May 9, 2010

belajar mendengarkan...

Terkisah, sebut saja namanya “Bunga” (hehehe pasaran banget), dalam pikirannya bergumpal-gumpal sebuah keluh kesah:

Akhir-akhir ini,,, emosiku mudah naik dan turun sepertinya…

Banyak hal yang dipikirkan, banyak hal yang harus segera di selesaikan. Dalam pikiranku ini, aku menilai semua masalah yang ada membutuhkan kerja cepat, tapi sepertinya teman-temanku tak berpikir seperti itu. Sepertinya diriku mulai merasa semuanya bisa ku tangani sendiri, tanpa bantuan orang lain.


Dalam hitungan hari saja, bisa dihitung ada 2 orang yang aku tegur. Payahnya… (maksudku aku yang payah)


Belum lagi, teguran yang datang pada ku. Dari teman, bahkan adik kelas. Sekali lagi aku kenapa ya???
Kumat mungkin…

Namun yang menjadi masalah adalah jika aku memutuskan untuk bercerita, maka mereka akan berkata, “sabar,,,bla,,bla,,bla, manusia itu… bla,,bla,,bla. Harus begini, harus bisa begitu,,,, bla,,bla,, bla”.
Mau tahu apa respon ku,,,


Aku cuma mau bilang, itu klise,,, -maaf- tidak solutif. Meberikan nasihat panjang, dengan harus begini dan begitu, terus apa?! Aku datang bukan untuk di ceramahi, tapi di dengarkan. Nasihatmu,,, bisa aku dapatkan dibuku. Aku tahu.

Dan esoknya, aku tidak akan lagi memilih orang itu untuk bercerita.

……………………………………………………………………………………………………………………………………
Pernah merasa dalam kondisi di atas???

Perlu kita sadari bahwa terkadang yang diperlukan saat seseorang datang bercerita bukanlah kata-kata kita. Tapi penerimaan dan kehadiran diri kita sepenuhnya. Kata-kata yang hanya di ucapkan, tapi tidak disertai dengan perasaan yang tulus akan terasa. Terasa, sangat terasa. Ketika hanya dilihat sebelah mata, didengar dengan satu telinga, dirasakan setengah hati, dan dihadirkan separuh diri.
Lalu apa yang diinginkan???


Hanya didengarkan, sesekali diberi keyakinan bahwa kita benar-benar mendengarkan. Karena seringkali yang dibutuhkan bukanlah nasihat panjang. Cukup kehadiran diri kita sepenuhnya, tapi itulah hal yang sangat sulit.


Menghadirkan diri sepenuhnya untuk orang-orang yang mengamanahkan sebagian curahan hatinya pada kita….

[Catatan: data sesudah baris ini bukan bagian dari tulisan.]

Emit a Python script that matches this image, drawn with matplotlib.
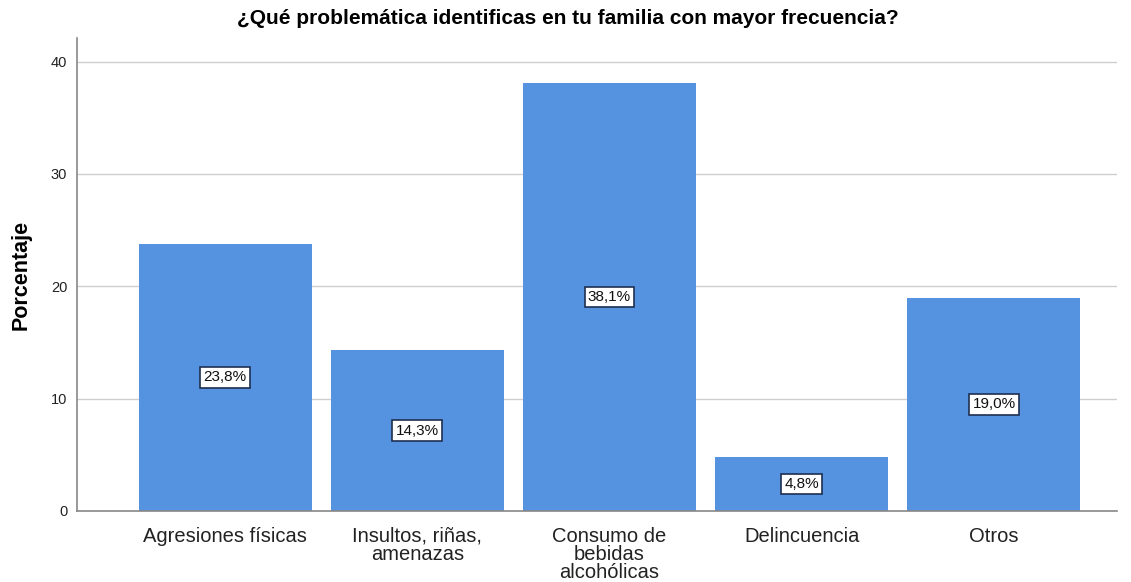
import numpy as np
import matplotlib.pyplot as plt

plt.rcParams['font.family'] = ['Liberation Sans', 'DejaVu Sans']

categorias = ['Agresiones físicas', 'Insultos, riñas,\namenazas', 'Consumo de\nbebidas\nalcohólicas',
              'Delincuencia', 'Otros']
porcentajes = [23.8, 14.3, 38.1, 4.8, 19.0]
etiquetas = ['23,8%', '14,3%', '38,1%', '4,8%', '19,0%']

fig = plt.figure(figsize=(11.31, 5.82), dpi=100)
ax = fig.add_axes([0.0681, 0.122, 0.9195, 0.8127])

x = np.arange(len(categorias))
ax.bar(x, porcentajes, width=0.9, color='#5593E0', zorder=2)

for xi, v, t in zip(x, porcentajes, etiquetas):
    ax.text(xi, v / 2, t, ha='center', va='center', fontsize=11, color='#111111', zorder=3,
            bbox=dict(boxstyle='square,pad=0.22', fc='white', ec='#1f2f4f', lw=1.2))

ax.set_xlim(-0.77, 4.64)
ax.set_ylim(0, 42.1)
ax.set_yticks([0, 10, 20, 30, 40])
ax.set_xticks(x)
ax.set_xticklabels(categorias, fontsize=14.5, color='#222222', linespacing=0.92)
ax.tick_params(axis='y', labelsize=10.5, length=0, pad=7, colors='#222222')
ax.tick_params(axis='x', length=0, pad=11.5)
ax.grid(axis='y', color='#cfcfcf', lw=1, zorder=0)

for s in ['top', 'right']:
    ax.spines[s].set_visible(False)
for s in ['left', 'bottom']:
    ax.spines[s].set_color('#888888')
    ax.spines[s].set_linewidth(1.2)

ax.set_ylabel('Porcentaje', fontsize=15.5, fontweight='bold', labelpad=14)
# titulo centrado en la figura, no en el eje
ax.set_title('¿Qué problemática identificas en tu familia con mayor frecuencia?',
             fontsize=15, fontweight='bold', pad=10, x=0.4716)

fig.savefig('out.png', dpi=100)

Kadang kita terlalu berusaha untuk mencoba paham, tanpa mau mendengarkan dulu apa yang ingin dibicarakan saudara kita yang sebenarnya, terlalu cepat menebak dan menyimpulkan apa yang sedang mereka alami, dan secepat kilat pula memberikan respon, padahal sangat mungkin respon itu tidak tepat dan tidak berarti apa-apa, selain kesan mengesalkan.


Belajarlah untuk menghargai cerita orang lain, belajarlah untuk memahami bahwa luapan emosi orang lain adalah daya juang mereka untuk bertahan terhadap masalah yang dihadapi, belajarlah mendengarkan dan menghadirkan diri untuk mereka yang mempercayakan sebagian curahan hatinya kepada kita. Belajarlah.


Seperti saat kita ingin di dengarkan saat berbicara, begitu juga mereka….
………………………………………………………………………………………………………………………..
Di tulis, karena malam ini terasa begitu sesak….

persepsi ayam

Tahu binatang apa yang paling sering ke-GR-an???

Menurutku binatang itu adalah ayam. Kenapa?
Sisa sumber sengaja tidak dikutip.